Following four successful years in the SAE AutoDrive Challenge Series I, the University of Toronto is participating in the Series II competition to develop a Level 4 autonomous passenger vehicle capable of handling various urban driving scenarios by 2025. Accurate detection of traffic lights and correct identification of their states is essential for safe autonomous operation in cities. Herein, we describe our recently-redesigned traffic light perception system for autonomous vehicles like the University of Toronto's self-driving car, Artemis. Similar to most traffic light perception systems, we rely primarily on camera-based object detectors. We deploy the YOLOv5 detector for bounding box regression and traffic light classification across multiple cameras and fuse the observations. To improve robustness, we incorporate priors from high-definition semantic maps and perform state filtering using hidden Markov models. We demonstrate a multi-camera, real time-capable traffic light perception pipeline that handles complex situations including multiple visible intersections, traffic light variations, temporary occlusion, and flashing light states. To validate our system, we collected and annotated a varied dataset incorporating flashing states and a range of occlusion types. Our results show superior performance in challenging real-world scenarios compared to single-frame, single-camera object detection.

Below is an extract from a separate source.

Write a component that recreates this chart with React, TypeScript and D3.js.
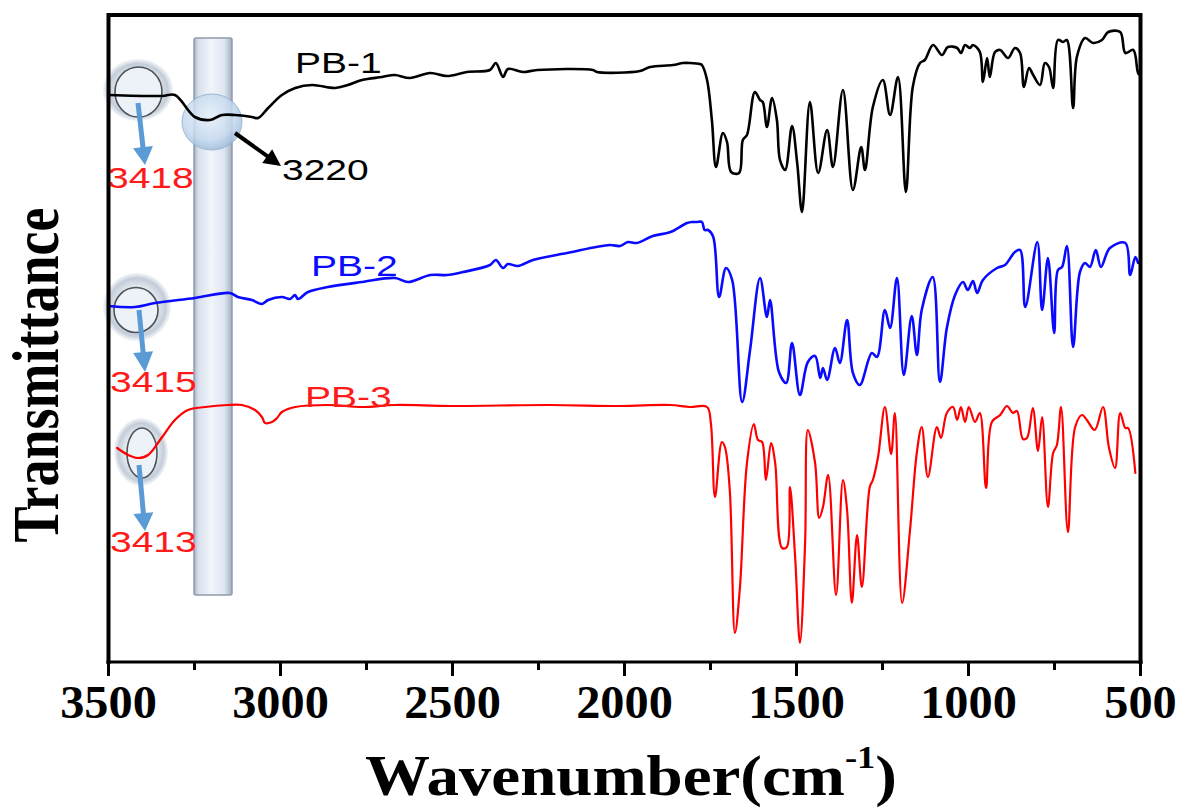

翻译：在成功参与SAE自动驾驶挑战赛系列I并取得四年成果后，多伦多大学正投身于系列II竞赛，致力于在2025年前开发一款能够应对各类城市驾驶场景的L4级自动驾驶乘用车。准确检测交通信号灯并正确识别其状态，对于城市环境下的安全自动驾驶至关重要。本文介绍了我们为自动驾驶车辆（如多伦多大学自主研发的Artemis自动驾驶汽车）近期重新设计的交通信号灯感知系统。与多数交通信号灯感知系统类似，我们主要依赖基于摄像头的目标检测器。采用YOLOv5检测器进行多摄像头间的边界框回归与交通信号灯分类，并对观测结果进行融合。为提升鲁棒性，我们引入了高清语义地图的先验信息，并利用隐马尔可夫模型实现状态滤波。我们展示了一种支持多摄像头、具备实时处理能力的交通信号灯感知流水线，可处理包含多交叉口可视、交通信号灯形态变化、临时遮挡及闪烁状态在内的复杂场景。为验证系统性能，我们采集并标注了涵盖闪烁状态及多种遮挡类型的多样化数据集。实验结果表明，与单帧单摄像头目标检测相比，该方法在复杂现实场景中展现出更优性能。